## Data
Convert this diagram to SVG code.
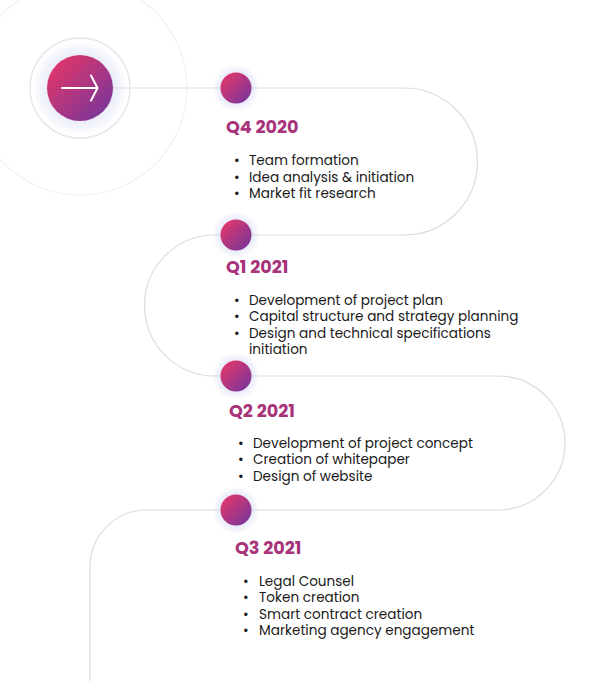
<svg xmlns="http://www.w3.org/2000/svg" width="610" height="681" viewBox="0 0 610 681">
<defs>
<linearGradient id="g" x1="0" y1="0" x2="1" y2="1">
<stop offset="0.1" stop-color="#e2366a"/>
<stop offset="0.9" stop-color="#7a3699"/>
</linearGradient>
<radialGradient id="glow">
<stop offset="0.5" stop-color="#c9cff0" stop-opacity="0.6"/>
<stop offset="1" stop-color="#c9cff0" stop-opacity="0"/>
</radialGradient>
<style>
.h{font-family:Poppins,"Open Sans","Liberation Sans",sans-serif;font-weight:700;font-size:17.6px;fill:#a8337a}
.t{font-family:Poppins,"Open Sans","Liberation Sans",sans-serif;font-size:13.6px;fill:#1a1a1a}
.line{fill:none;stroke:#dcdce2;stroke-width:1.2}
</style>
</defs>
<rect width="610" height="681" fill="#ffffff"/>
<circle cx="80" cy="88" r="107" fill="none" stroke="#f0f0f3" stroke-width="1.2"/>
<g id="connectors">
<path class="line" d="M113 88 H404 A73.5 73.5 0 0 1 404 235 H215 A70.5 70.5 0 0 0 215 376 H498 A67 67 0 0 1 498 510 H147 A57 57 0 0 0 90 567 V681"/>
</g>
<g id="start">
<circle cx="80" cy="88" r="50" fill="none" stroke="#e6e6ec" stroke-width="1.5"/>
<circle cx="80" cy="88" r="48" fill="url(#glow)"/>
<circle cx="80" cy="88" r="33" fill="url(#g)"/>
<path d="M62 88 H97 M91 75.5 L97.5 88 L91 100.5" fill="none" stroke="#ffffff" stroke-width="2" stroke-linecap="round" stroke-linejoin="round"/>
</g>
<g id="q4-2020">
<circle cx="236" cy="88" r="24" fill="url(#glow)"/>
<circle cx="236" cy="88" r="15.5" fill="url(#g)"/>
<text class="h" x="226" y="133">Q4 2020</text>
<text class="t" x="234" y="165">•</text><text class="t" x="249" y="165">Team formation</text>
<text class="t" x="234" y="182">•</text><text class="t" x="249" y="182">Idea analysis &amp; initiation</text>
<text class="t" x="234" y="198">•</text><text class="t" x="249" y="198">Market fit research</text>
</g>
<g id="q1-2021">
<circle cx="236" cy="235" r="24" fill="url(#glow)"/>
<circle cx="236" cy="235" r="15.5" fill="url(#g)"/>
<text class="h" x="226" y="273">Q1 2021</text>
<text class="t" x="234" y="305">•</text><text class="t" x="249" y="305">Development of project plan</text>
<text class="t" x="234" y="321">•</text><text class="t" x="249" y="321">Capital structure and strategy planning</text>
<text class="t" x="234" y="338">•</text><text class="t" x="249" y="338">Design and technical specifications</text>
<text class="t" x="249" y="354">initiation</text>
</g>
<g id="q2-2021">
<circle cx="236" cy="376" r="24" fill="url(#glow)"/>
<circle cx="236" cy="376" r="15.5" fill="url(#g)"/>
<text class="h" x="229" y="417">Q2 2021</text>
<text class="t" x="238" y="448">•</text><text class="t" x="253" y="448">Development of project concept</text>
<text class="t" x="238" y="464">•</text><text class="t" x="253" y="464">Creation of whitepaper</text>
<text class="t" x="238" y="481">•</text><text class="t" x="253" y="481">Design of website</text>
</g>
<g id="q3-2021">
<circle cx="236" cy="510" r="24" fill="url(#glow)"/>
<circle cx="236" cy="510" r="15.5" fill="url(#g)"/>
<text class="h" x="235" y="554">Q3 2021</text>
<text class="t" x="243" y="586">•</text><text class="t" x="259" y="586">Legal Counsel</text>
<text class="t" x="243" y="602">•</text><text class="t" x="259" y="602">Token creation</text>
<text class="t" x="243" y="619">•</text><text class="t" x="259" y="619">Smart contract creation</text>
<text class="t" x="243" y="635">•</text><text class="t" x="259" y="635">Marketing agency engagement</text>
</g>
</svg>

## Direction
Retype each line of the listing above word for word. Exclude the pictures.

## Solution for this task
Convert this diagram to SVG code.
<svg xmlns="http://www.w3.org/2000/svg" width="610" height="681" viewBox="0 0 610 681">
<defs>
<linearGradient id="g" x1="0" y1="0" x2="1" y2="1">
<stop offset="0.1" stop-color="#e2366a"/>
<stop offset="0.9" stop-color="#7a3699"/>
</linearGradient>
<radialGradient id="glow">
<stop offset="0.5" stop-color="#c9cff0" stop-opacity="0.6"/>
<stop offset="1" stop-color="#c9cff0" stop-opacity="0"/>
</radialGradient>
<style>
.h{font-family:Poppins,"Open Sans","Liberation Sans",sans-serif;font-weight:700;font-size:17.6px;fill:#a8337a}
.t{font-family:Poppins,"Open Sans","Liberation Sans",sans-serif;font-size:13.6px;fill:#1a1a1a}
.line{fill:none;stroke:#dcdce2;stroke-width:1.2}
</style>
</defs>
<rect width="610" height="681" fill="#ffffff"/>
<circle cx="80" cy="88" r="107" fill="none" stroke="#f0f0f3" stroke-width="1.2"/>
<g id="connectors">
<path class="line" d="M113 88 H404 A73.5 73.5 0 0 1 404 235 H215 A70.5 70.5 0 0 0 215 376 H498 A67 67 0 0 1 498 510 H147 A57 57 0 0 0 90 567 V681"/>
</g>
<g id="start">
<circle cx="80" cy="88" r="50" fill="none" stroke="#e6e6ec" stroke-width="1.5"/>
<circle cx="80" cy="88" r="48" fill="url(#glow)"/>
<circle cx="80" cy="88" r="33" fill="url(#g)"/>
<path d="M62 88 H97 M91 75.5 L97.5 88 L91 100.5" fill="none" stroke="#ffffff" stroke-width="2" stroke-linecap="round" stroke-linejoin="round"/>
</g>
<g id="q4-2020">
<circle cx="236" cy="88" r="24" fill="url(#glow)"/>
<circle cx="236" cy="88" r="15.5" fill="url(#g)"/>
<text class="h" x="226" y="133">Q4 2020</text>
<text class="t" x="234" y="165">•</text><text class="t" x="249" y="165">Team formation</text>
<text class="t" x="234" y="182">•</text><text class="t" x="249" y="182">Idea analysis &amp; initiation</text>
<text class="t" x="234" y="198">•</text><text class="t" x="249" y="198">Market fit research</text>
</g>
<g id="q1-2021">
<circle cx="236" cy="235" r="24" fill="url(#glow)"/>
<circle cx="236" cy="235" r="15.5" fill="url(#g)"/>
<text class="h" x="226" y="273">Q1 2021</text>
<text class="t" x="234" y="305">•</text><text class="t" x="249" y="305">Development of project plan</text>
<text class="t" x="234" y="321">•</text><text class="t" x="249" y="321">Capital structure and strategy planning</text>
<text class="t" x="234" y="338">•</text><text class="t" x="249" y="338">Design and technical specifications</text>
<text class="t" x="249" y="354">initiation</text>
</g>
<g id="q2-2021">
<circle cx="236" cy="376" r="24" fill="url(#glow)"/>
<circle cx="236" cy="376" r="15.5" fill="url(#g)"/>
<text class="h" x="229" y="417">Q2 2021</text>
<text class="t" x="238" y="448">•</text><text class="t" x="253" y="448">Development of project concept</text>
<text class="t" x="238" y="464">•</text><text class="t" x="253" y="464">Creation of whitepaper</text>
<text class="t" x="238" y="481">•</text><text class="t" x="253" y="481">Design of website</text>
</g>
<g id="q3-2021">
<circle cx="236" cy="510" r="24" fill="url(#glow)"/>
<circle cx="236" cy="510" r="15.5" fill="url(#g)"/>
<text class="h" x="235" y="554">Q3 2021</text>
<text class="t" x="243" y="586">•</text><text class="t" x="259" y="586">Legal Counsel</text>
<text class="t" x="243" y="602">•</text><text class="t" x="259" y="602">Token creation</text>
<text class="t" x="243" y="619">•</text><text class="t" x="259" y="619">Smart contract creation</text>
<text class="t" x="243" y="635">•</text><text class="t" x="259" y="635">Marketing agency engagement</text>
</g>
</svg>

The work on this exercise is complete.